COLLECTED DATA:
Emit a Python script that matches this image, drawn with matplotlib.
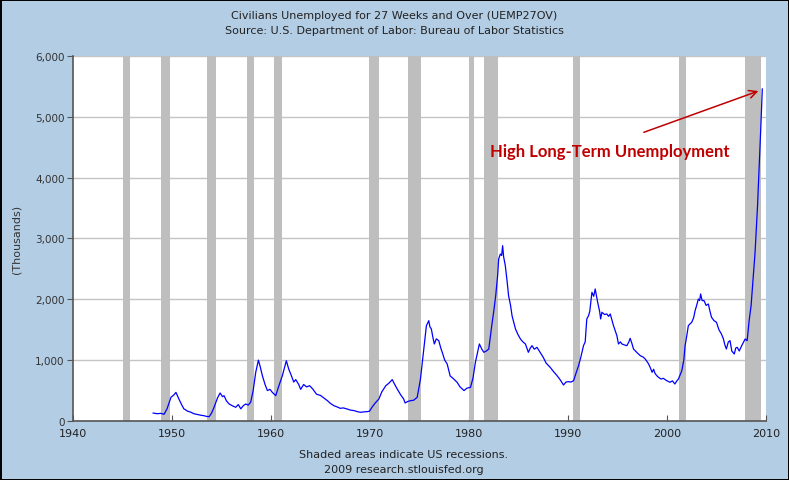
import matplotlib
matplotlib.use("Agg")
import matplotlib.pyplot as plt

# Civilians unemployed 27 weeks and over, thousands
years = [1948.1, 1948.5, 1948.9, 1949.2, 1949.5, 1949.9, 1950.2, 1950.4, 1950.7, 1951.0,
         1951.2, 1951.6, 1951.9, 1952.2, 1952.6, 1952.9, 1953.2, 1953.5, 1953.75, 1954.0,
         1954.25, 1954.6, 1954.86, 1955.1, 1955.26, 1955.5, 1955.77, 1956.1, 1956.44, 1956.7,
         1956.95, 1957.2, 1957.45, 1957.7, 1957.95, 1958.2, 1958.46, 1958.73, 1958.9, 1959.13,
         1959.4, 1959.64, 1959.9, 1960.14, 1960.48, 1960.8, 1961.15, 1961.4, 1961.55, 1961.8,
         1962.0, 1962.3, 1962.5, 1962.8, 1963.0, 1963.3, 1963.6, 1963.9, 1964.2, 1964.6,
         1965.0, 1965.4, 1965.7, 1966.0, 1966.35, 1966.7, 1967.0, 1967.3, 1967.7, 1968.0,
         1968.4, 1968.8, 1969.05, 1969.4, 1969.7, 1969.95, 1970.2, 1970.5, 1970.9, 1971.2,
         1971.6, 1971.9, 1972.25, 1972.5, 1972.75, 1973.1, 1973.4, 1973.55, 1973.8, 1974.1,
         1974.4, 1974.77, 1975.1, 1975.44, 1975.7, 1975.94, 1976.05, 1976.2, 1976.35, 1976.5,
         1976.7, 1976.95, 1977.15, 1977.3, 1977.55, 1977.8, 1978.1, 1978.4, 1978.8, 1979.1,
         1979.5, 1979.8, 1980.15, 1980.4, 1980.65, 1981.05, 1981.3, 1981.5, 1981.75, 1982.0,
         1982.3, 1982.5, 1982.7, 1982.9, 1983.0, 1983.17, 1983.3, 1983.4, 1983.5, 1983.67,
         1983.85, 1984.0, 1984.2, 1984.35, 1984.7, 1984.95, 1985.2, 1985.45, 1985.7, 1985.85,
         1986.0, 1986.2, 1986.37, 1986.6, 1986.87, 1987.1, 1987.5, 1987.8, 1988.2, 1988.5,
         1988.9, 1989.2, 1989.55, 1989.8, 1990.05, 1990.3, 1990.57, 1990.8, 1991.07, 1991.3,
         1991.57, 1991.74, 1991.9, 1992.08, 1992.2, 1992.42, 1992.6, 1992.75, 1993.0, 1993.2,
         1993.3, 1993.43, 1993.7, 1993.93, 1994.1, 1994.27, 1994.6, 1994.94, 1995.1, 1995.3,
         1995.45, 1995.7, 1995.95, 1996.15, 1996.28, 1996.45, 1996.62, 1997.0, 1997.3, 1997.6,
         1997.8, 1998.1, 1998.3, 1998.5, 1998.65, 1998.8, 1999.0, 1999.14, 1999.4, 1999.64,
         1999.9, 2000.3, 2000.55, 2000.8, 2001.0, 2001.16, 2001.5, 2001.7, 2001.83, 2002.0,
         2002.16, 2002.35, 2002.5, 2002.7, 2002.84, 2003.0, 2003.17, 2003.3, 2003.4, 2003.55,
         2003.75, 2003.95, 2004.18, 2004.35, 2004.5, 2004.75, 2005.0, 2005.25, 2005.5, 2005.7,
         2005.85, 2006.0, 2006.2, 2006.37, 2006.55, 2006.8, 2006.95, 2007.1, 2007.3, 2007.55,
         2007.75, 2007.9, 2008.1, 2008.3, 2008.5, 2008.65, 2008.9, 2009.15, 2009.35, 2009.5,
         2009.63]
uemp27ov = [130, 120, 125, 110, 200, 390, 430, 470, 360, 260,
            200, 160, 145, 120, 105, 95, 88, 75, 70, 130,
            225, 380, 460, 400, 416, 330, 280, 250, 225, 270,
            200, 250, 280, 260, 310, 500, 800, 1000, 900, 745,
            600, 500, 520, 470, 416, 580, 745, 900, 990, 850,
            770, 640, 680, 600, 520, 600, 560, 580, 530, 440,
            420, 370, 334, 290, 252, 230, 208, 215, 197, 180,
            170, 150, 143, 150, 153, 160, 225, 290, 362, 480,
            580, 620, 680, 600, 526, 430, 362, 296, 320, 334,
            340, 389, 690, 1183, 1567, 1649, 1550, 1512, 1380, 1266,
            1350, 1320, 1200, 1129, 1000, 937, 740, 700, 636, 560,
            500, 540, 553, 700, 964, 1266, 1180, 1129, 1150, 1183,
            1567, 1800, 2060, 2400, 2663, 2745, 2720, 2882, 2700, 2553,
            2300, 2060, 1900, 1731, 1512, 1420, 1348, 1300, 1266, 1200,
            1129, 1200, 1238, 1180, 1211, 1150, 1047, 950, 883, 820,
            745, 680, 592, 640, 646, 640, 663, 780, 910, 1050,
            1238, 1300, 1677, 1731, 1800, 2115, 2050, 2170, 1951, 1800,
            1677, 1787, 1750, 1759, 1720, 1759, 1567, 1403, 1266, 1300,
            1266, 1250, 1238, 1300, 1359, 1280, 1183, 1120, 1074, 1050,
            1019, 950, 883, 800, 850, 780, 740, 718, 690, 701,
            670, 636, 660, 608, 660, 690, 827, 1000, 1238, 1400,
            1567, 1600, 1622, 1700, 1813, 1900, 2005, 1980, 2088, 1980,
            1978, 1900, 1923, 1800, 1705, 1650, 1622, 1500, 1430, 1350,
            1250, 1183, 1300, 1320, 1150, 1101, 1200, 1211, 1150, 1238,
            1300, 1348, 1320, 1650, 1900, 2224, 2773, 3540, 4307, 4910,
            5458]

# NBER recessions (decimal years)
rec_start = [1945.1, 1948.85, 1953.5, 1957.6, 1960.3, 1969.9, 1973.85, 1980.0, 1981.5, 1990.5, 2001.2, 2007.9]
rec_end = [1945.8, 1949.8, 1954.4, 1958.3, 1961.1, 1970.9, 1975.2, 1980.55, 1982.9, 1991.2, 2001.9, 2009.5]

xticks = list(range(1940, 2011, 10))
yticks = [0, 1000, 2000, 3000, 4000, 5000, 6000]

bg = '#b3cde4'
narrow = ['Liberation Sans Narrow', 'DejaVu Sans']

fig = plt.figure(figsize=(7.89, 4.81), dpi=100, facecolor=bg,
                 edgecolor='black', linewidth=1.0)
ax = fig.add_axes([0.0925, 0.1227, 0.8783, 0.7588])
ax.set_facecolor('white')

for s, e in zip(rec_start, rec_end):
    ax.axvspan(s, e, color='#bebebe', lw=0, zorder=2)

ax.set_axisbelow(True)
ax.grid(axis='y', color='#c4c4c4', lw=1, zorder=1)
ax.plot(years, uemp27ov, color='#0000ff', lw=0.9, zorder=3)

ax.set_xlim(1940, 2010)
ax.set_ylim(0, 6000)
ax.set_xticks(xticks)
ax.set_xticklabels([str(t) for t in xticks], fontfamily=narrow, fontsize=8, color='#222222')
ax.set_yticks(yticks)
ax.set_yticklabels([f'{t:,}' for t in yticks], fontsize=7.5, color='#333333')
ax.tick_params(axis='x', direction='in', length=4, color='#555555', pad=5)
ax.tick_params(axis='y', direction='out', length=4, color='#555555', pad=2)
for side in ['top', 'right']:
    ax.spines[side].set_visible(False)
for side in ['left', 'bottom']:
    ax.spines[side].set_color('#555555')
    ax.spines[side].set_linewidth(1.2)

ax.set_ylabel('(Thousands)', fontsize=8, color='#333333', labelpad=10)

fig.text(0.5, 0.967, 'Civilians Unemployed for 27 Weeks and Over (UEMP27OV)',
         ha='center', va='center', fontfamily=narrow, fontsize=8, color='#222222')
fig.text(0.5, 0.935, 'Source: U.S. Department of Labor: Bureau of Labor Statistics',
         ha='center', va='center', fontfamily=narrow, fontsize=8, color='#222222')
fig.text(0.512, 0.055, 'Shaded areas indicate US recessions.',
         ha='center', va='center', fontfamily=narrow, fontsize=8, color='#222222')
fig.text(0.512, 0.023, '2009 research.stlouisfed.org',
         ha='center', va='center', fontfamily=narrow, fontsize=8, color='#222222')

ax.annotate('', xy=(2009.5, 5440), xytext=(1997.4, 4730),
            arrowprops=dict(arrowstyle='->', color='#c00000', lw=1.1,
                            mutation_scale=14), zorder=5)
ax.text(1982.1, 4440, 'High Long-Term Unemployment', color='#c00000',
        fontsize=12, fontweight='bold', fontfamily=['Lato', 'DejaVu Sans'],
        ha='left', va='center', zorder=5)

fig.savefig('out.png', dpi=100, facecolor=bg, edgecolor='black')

WRITTEN EXERCISE: Copy nothing but the lines from the top of the material through the line holding "import matplotlib.pyplot as plt", exactly as written; omit pictures.

WRITTEN SOLUTION:
Emit a Python script that matches this image, drawn with matplotlib.
import matplotlib
matplotlib.use("Agg")
import matplotlib.pyplot as plt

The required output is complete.